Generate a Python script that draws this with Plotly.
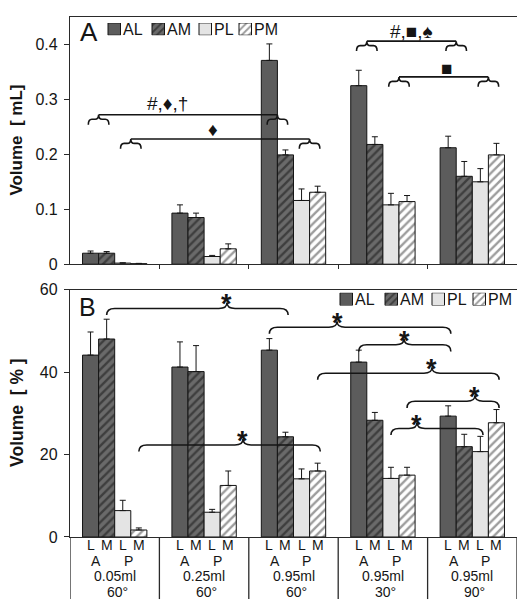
import plotly.graph_objects as go

# ---------------- data ----------------
SERIES = ["AL", "AM", "PL", "PM"]
GROUP_POS = [0, 1, 2, 3, 4]
GROUP_VOLUME = ["0.05ml", "0.25ml", "0.95ml", "0.95ml", "0.95ml"]
GROUP_ANGLE = ["60°", "60°", "60°", "30°", "90°"]
SUB_LETTERS = ["L", "M", "L", "M"]
PAIR_LETTERS = ["A", "P"]

# Panel A: volume in mL (mean, +SD)
ML_AL = [0.020, 0.093, 0.371, 0.325, 0.212]
ML_AM = [0.020, 0.085, 0.199, 0.218, 0.160]
ML_PL = [0.002, 0.014, 0.116, 0.108, 0.150]
ML_PM = [0.001, 0.028, 0.131, 0.114, 0.199]
ML_AL_ERR = [0.004, 0.015, 0.030, 0.028, 0.021]
ML_AM_ERR = [0.003, 0.008, 0.009, 0.014, 0.027]
ML_PL_ERR = [0.0005, 0.002, 0.021, 0.021, 0.024]
ML_PM_ERR = [0.0005, 0.009, 0.011, 0.011, 0.021]

# Panel B: volume in % (mean, +SD)
PCT_AL = [44.1, 41.2, 45.3, 42.4, 29.3]
PCT_AM = [48.0, 40.1, 24.3, 28.3, 21.9]
PCT_PL = [6.4, 6.0, 14.1, 14.2, 20.7]
PCT_PM = [1.7, 12.5, 16.0, 15.0, 27.7]
PCT_AL_ERR = [5.6, 6.1, 2.8, 2.9, 2.5]
PCT_AM_ERR = [4.8, 6.3, 1.1, 1.9, 3.0]
PCT_PL_ERR = [2.5, 0.7, 2.4, 2.7, 3.7]
PCT_PM_ERR = [0.5, 3.5, 1.9, 1.9, 3.2]

# Significance brackets, panel A: (group a, pair a, group b, pair b, line y, label, label x, label y)
A_BRACKETS = [
    (0, 0, 2, 0, 0.272, "#,♦,†", 0.59, 0.293),
    (0, 1, 2, 1, 0.228, "♦", 1.10, 0.246),
    (3, 0, 4, 0, 0.406, "#,■,♠", 3.325, 0.424),
    (3, 1, 4, 1, 0.341, "■", 3.706, 0.357),
]
# Significance braces, panel B: (group a, series a, group b, series b, brace tip x, arm y)
B_BRACES = [
    (0, 1, 2, 1, 1.256, 55.4),
    (2, 0, 4, 0, 2.487, 50.85),
    (3, 0, 4, 0, 3.236, 46.6),
    (2, 3, 4, 3, 3.549, 39.7),
    (3, 3, 4, 3, 4.030, 32.9),
    (3, 2, 4, 2, 3.381, 26.3),
    (0, 3, 2, 3, 1.435, 22.3),
]

ML = {"AL": ML_AL, "AM": ML_AM, "PL": ML_PL, "PM": ML_PM}
ML_ERR = {"AL": ML_AL_ERR, "AM": ML_AM_ERR, "PL": ML_PL_ERR, "PM": ML_PM_ERR}
PCT = {"AL": PCT_AL, "AM": PCT_AM, "PL": PCT_PL, "PM": PCT_PM}
PCT_ERR = {"AL": PCT_AL_ERR, "AM": PCT_AM_ERR, "PL": PCT_PL_ERR, "PM": PCT_PM_ERR}

# ---------------- style / geometry (page pixels) ----------------
FONT = "Liberation Sans, Arial, sans-serif"
INK = "#151515"
AXIS = "#2a2a2a"
PAGE_OFF = 8                      # default body margin of the html page
PLOT_LEFT, PLOT_RIGHT = 70, 517   # page px
PLOT_TOP, PLOT_BOTTOM = 9, 537    # page px
W, H = 525 - PAGE_OFF, 609 - PAGE_OFF
M_L = PLOT_LEFT - PAGE_OFF
M_T = PLOT_TOP - PAGE_OFF
M_R = W - (PLOT_RIGHT - PAGE_OFF)
M_B = H - (PLOT_BOTTOM - PAGE_OFF)
PLOT_H = PLOT_BOTTOM - PLOT_TOP
PLOT_W = PLOT_RIGHT - PLOT_LEFT
BARGAP = 0.28
BAR_W = (1 - BARGAP) / 4
OFFS = [(k - 1.5) * BAR_W for k in range(4)]
PAIR_OFF = [(OFFS[0] + OFFS[1]) / 2, (OFFS[2] + OFFS[3]) / 2]


def py2paper(py):
    return (PLOT_BOTTOM - py) / PLOT_H


def px2paper(px):
    return (px - PLOT_LEFT) / PLOT_W


STYLE = {
    "AL": dict(color="#5c5c5c"),
    "AM": dict(color="#5a5a5a", pattern=dict(shape="/", fgcolor="#111111", bgcolor="#6a6a6a", size=6, solidity=0.4)),
    "PL": dict(color="#e4e4e4"),
    "PM": dict(color="#ffffff", pattern=dict(shape="/", fgcolor="#3a3a3a", bgcolor="#ffffff", size=6, solidity=0.4)),
}


def marker_for(s, small=False):
    m = dict(STYLE[s])
    if "pattern" in m and small:
        p = dict(m["pattern"])
        p["size"] = 5
        m["pattern"] = p
    m["line"] = dict(color=INK, width=1)
    return m


fig = go.Figure()

for s in SERIES:
    fig.add_trace(go.Bar(
        x=GROUP_POS, y=ML[s], name=s, xaxis="x", yaxis="y",
        marker=marker_for(s), showlegend=False,
        error_y=dict(type="data", symmetric=False, array=ML_ERR[s],
                     arrayminus=[0] * len(ML_ERR[s]), color=INK, thickness=1, width=3),
    ))
for s in SERIES:
    fig.add_trace(go.Bar(
        x=GROUP_POS, y=PCT[s], name=s, xaxis="x2", yaxis="y2",
        marker=marker_for(s), showlegend=False,
        error_y=dict(type="data", symmetric=False, array=PCT_ERR[s],
                     arrayminus=[0] * len(PCT_ERR[s]), color=INK, thickness=1, width=3),
    ))

# ---------------- custom legends (swatch bars on hidden axes) ----------------
LEG_A_LEFT = [108, 152, 199, 239]
LEG_B_LEFT = [340, 385, 432, 473]
SW = 12.5
annotations = []
for lefts, xa, ya in ((LEG_A_LEFT, "x3", "y3"), (LEG_B_LEFT, "x4", "y4")):
    for s, left in zip(SERIES, lefts):
        fig.add_trace(go.Bar(x=[left], y=[1], width=[SW], offset=[0], base=[0],
                             xaxis=xa, yaxis=ya, marker=marker_for(s, small=True),
                             showlegend=False, hoverinfo="skip"))
        annotations.append(dict(x=left + SW + 1.5, y=0.5, xref=xa, yref=ya, text=s,
                                showarrow=False, xanchor="left", yanchor="middle", borderpad=0,
                                font=dict(family=FONT, size=16, color=INK)))

# ---------------- brackets panel A ----------------
shapes = []


def small_brace(xc, yt, hw, d, r):
    ya = yt - 0.45 * d
    ye = yt - d
    return (f"M{xc-hw},{ye} Q{xc-hw},{ya} {xc-hw+r},{ya} L{xc-r},{ya} Q{xc},{ya} {xc},{yt} "
            f"Q{xc},{ya} {xc+r},{ya} L{xc+hw-r},{ya} Q{xc+hw},{ya} {xc+hw},{ye}")


for ga, pa, gb, pb, yl, lab, lx, ly in A_BRACKETS:
    xa = GROUP_POS[ga] + PAIR_OFF[pa]
    xb = GROUP_POS[gb] + PAIR_OFF[pb]
    path = f"M{xa},{yl} L{xb},{yl} "
    path += small_brace(xa, yl, 0.115, 0.018, 0.04) + " " + small_brace(xb, yl, 0.115, 0.018, 0.04)
    shapes.append(dict(type="path", xref="x", yref="y", path=path,
                       line=dict(color=INK, width=1.6), layer="above"))
    annotations.append(dict(x=lx, y=ly, xref="x", yref="y", text=lab, showarrow=False,
                            xanchor="center", yanchor="middle", borderpad=0,
                            font=dict(family=FONT, size=19, color=INK)))

# ---------------- braces panel B ----------------
for ga, sa, gb, sb, xt, ya in B_BRACES:
    x1 = GROUP_POS[ga] + OFFS[sa]
    x2 = GROUP_POS[gb] + OFFS[sb] + 0.03
    e = 1.6   # end curl depth (y units)
    t = 1.45  # tip height
    r = 0.09
    path = (f"M{x1},{ya-e} Q{x1},{ya} {x1+r},{ya} L{xt-r},{ya} Q{xt},{ya} {xt},{ya+t} "
            f"Q{xt},{ya} {xt+r},{ya} L{x2-r},{ya} Q{x2},{ya} {x2},{ya-e}")
    shapes.append(dict(type="path", xref="x2", yref="y2", path=path,
                       line=dict(color=INK, width=1.6), layer="above"))
    annotations.append(dict(x=xt, y=ya + t, xref="x2", yref="y2", text="<b>*</b>",
                            showarrow=False, xanchor="center", yanchor="middle", yshift=-2, borderpad=0,
                            font=dict(family=FONT, size=27, color=INK)))

# ---------------- category labels under panel B ----------------
ROW_PY = [545.0, 561.0, 577.0, 593.0]
LAB_FONT = dict(family=FONT, size=14, color=INK)
for g in GROUP_POS:
    for k in range(4):
        annotations.append(dict(x=g + OFFS[k], y=py2paper(ROW_PY[0]), xref="x2", yref="paper",
                                text=SUB_LETTERS[k], showarrow=False, xanchor="center", yanchor="middle",
                                borderpad=0, font=LAB_FONT))
    for p in range(2):
        annotations.append(dict(x=g + PAIR_OFF[p] - 0.03, y=py2paper(ROW_PY[1]), xref="x2", yref="paper",
                                text=PAIR_LETTERS[p], showarrow=False, xanchor="center", yanchor="middle",
                                borderpad=0, font=LAB_FONT))
    annotations.append(dict(x=g, y=py2paper(ROW_PY[2]), xref="x2", yref="paper",
                            text=GROUP_VOLUME[g], showarrow=False, xanchor="center", yanchor="middle",
                            borderpad=0, font=LAB_FONT))
    annotations.append(dict(x=g + 0.03, y=py2paper(ROW_PY[3]), xref="x2", yref="paper",
                            text=GROUP_ANGLE[g], showarrow=False, xanchor="center", yanchor="middle",
                            borderpad=0, font=LAB_FONT))

for b in [-0.5, 0.5, 1.5, 2.5, 3.5, 4.5]:
    shapes.append(dict(type="line", xref="x2", yref="paper", x0=b, x1=b, y0=0, y1=py2paper(600),
                       line=dict(color=AXIS, width=1.3)))

# ---------------- panel letters & y titles ----------------
annotations.append(dict(x=px2paper(88.5), y=py2paper(24), xref="paper", yref="paper", text="A",
                        showarrow=False, xanchor="center", yanchor="middle", borderpad=0,
                        font=dict(family=FONT, size=26, color=INK)))
annotations.append(dict(x=px2paper(87.5), y=py2paper(303.5), xref="paper", yref="paper", text="B",
                        showarrow=False, xanchor="center", yanchor="middle", borderpad=0,
                        font=dict(family=FONT, size=25, color=INK)))
annotations.append(dict(x=px2paper(17), y=py2paper(134.5), xref="paper", yref="paper",
                        text="<b>Volume\u00a0\u00a0[ mL]</b>", textangle=-90, showarrow=False,
                        xanchor="center", yanchor="middle", font=dict(family=FONT, size=17, color=INK)))
annotations.append(dict(x=px2paper(17), y=py2paper(411), xref="paper", yref="paper",
                        text="<b>Volume\u00a0\u00a0[\u00a0%\u00a0]</b>", textangle=-90, showarrow=False,
                        xanchor="center", yanchor="middle", font=dict(family=FONT, size=17.5, color=INK)))

axis_common = dict(showline=True, linecolor=AXIS, linewidth=1.3, mirror=True,
                   showgrid=False, zeroline=False)

fig.update_layout(
    width=W, height=H,
    margin=dict(l=M_L, r=M_R, t=M_T, b=M_B, pad=0),
    paper_bgcolor="white", plot_bgcolor="rgba(0,0,0,0)",
    barmode="group", bargap=BARGAP, bargroupgap=0,
    showlegend=False,
    font=dict(family=FONT, color=INK),
    xaxis=dict(domain=[0, 1], anchor="y", range=[-0.5, 4.5], tickvals=[0.5, 1.5, 2.5, 3.5],
               ticks="outside", ticklen=4, tickcolor=AXIS, showticklabels=False, **axis_common),
    yaxis=dict(domain=[py2paper(260), 1], anchor="x", range=[0, 0.45], tick0=0, dtick=0.1,
               ticks="outside", ticklen=5, tickcolor=AXIS, tickfont=dict(size=16, family=FONT, color=INK),
               ticklabelstandoff=3, **axis_common),
    xaxis2=dict(domain=[0, 1], anchor="y2", range=[-0.5, 4.5], showticklabels=False, ticks="", **axis_common),
    yaxis2=dict(domain=[0, py2paper(285.7)], anchor="x2", range=[0, 60], tick0=0, dtick=20,
                ticks="outside", ticklen=5, tickcolor=AXIS, tickfont=dict(size=16, family=FONT, color=INK),
                ticklabelstandoff=3, **axis_common),
    xaxis3=dict(domain=[0, 1], anchor="y3", range=[PLOT_LEFT, PLOT_RIGHT], visible=False),
    yaxis3=dict(domain=[py2paper(27.5), py2paper(15)], anchor="x3", range=[0, 1], visible=False),
    xaxis4=dict(domain=[0, 1], anchor="y4", range=[PLOT_LEFT, PLOT_RIGHT], visible=False),
    yaxis4=dict(domain=[py2paper(302), py2paper(289)], anchor="x4", range=[0, 1], visible=False),
    shapes=shapes,
    annotations=annotations,
)

fig.write_html("out.html")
-------
#### Given task
Repeat the listing above exactly from its first line to the line containing "PCT_PM_ERR = [0.5, 3.5, 1.9, 1.9, 3.2]", both included, and omit the pictures.

#### Answer to this problem
Generate a Python script that draws this with Plotly.
import plotly.graph_objects as go

# ---------------- data ----------------
SERIES = ["AL", "AM", "PL", "PM"]
GROUP_POS = [0, 1, 2, 3, 4]
GROUP_VOLUME = ["0.05ml", "0.25ml", "0.95ml", "0.95ml", "0.95ml"]
GROUP_ANGLE = ["60°", "60°", "60°", "30°", "90°"]
SUB_LETTERS = ["L", "M", "L", "M"]
PAIR_LETTERS = ["A", "P"]

# Panel A: volume in mL (mean, +SD)
ML_AL = [0.020, 0.093, 0.371, 0.325, 0.212]
ML_AM = [0.020, 0.085, 0.199, 0.218, 0.160]
ML_PL = [0.002, 0.014, 0.116, 0.108, 0.150]
ML_PM = [0.001, 0.028, 0.131, 0.114, 0.199]
ML_AL_ERR = [0.004, 0.015, 0.030, 0.028, 0.021]
ML_AM_ERR = [0.003, 0.008, 0.009, 0.014, 0.027]
ML_PL_ERR = [0.0005, 0.002, 0.021, 0.021, 0.024]
ML_PM_ERR = [0.0005, 0.009, 0.011, 0.011, 0.021]

# Panel B: volume in % (mean, +SD)
PCT_AL = [44.1, 41.2, 45.3, 42.4, 29.3]
PCT_AM = [48.0, 40.1, 24.3, 28.3, 21.9]
PCT_PL = [6.4, 6.0, 14.1, 14.2, 20.7]
PCT_PM = [1.7, 12.5, 16.0, 15.0, 27.7]
PCT_AL_ERR = [5.6, 6.1, 2.8, 2.9, 2.5]
PCT_AM_ERR = [4.8, 6.3, 1.1, 1.9, 3.0]
PCT_PL_ERR = [2.5, 0.7, 2.4, 2.7, 3.7]
PCT_PM_ERR = [0.5, 3.5, 1.9, 1.9, 3.2]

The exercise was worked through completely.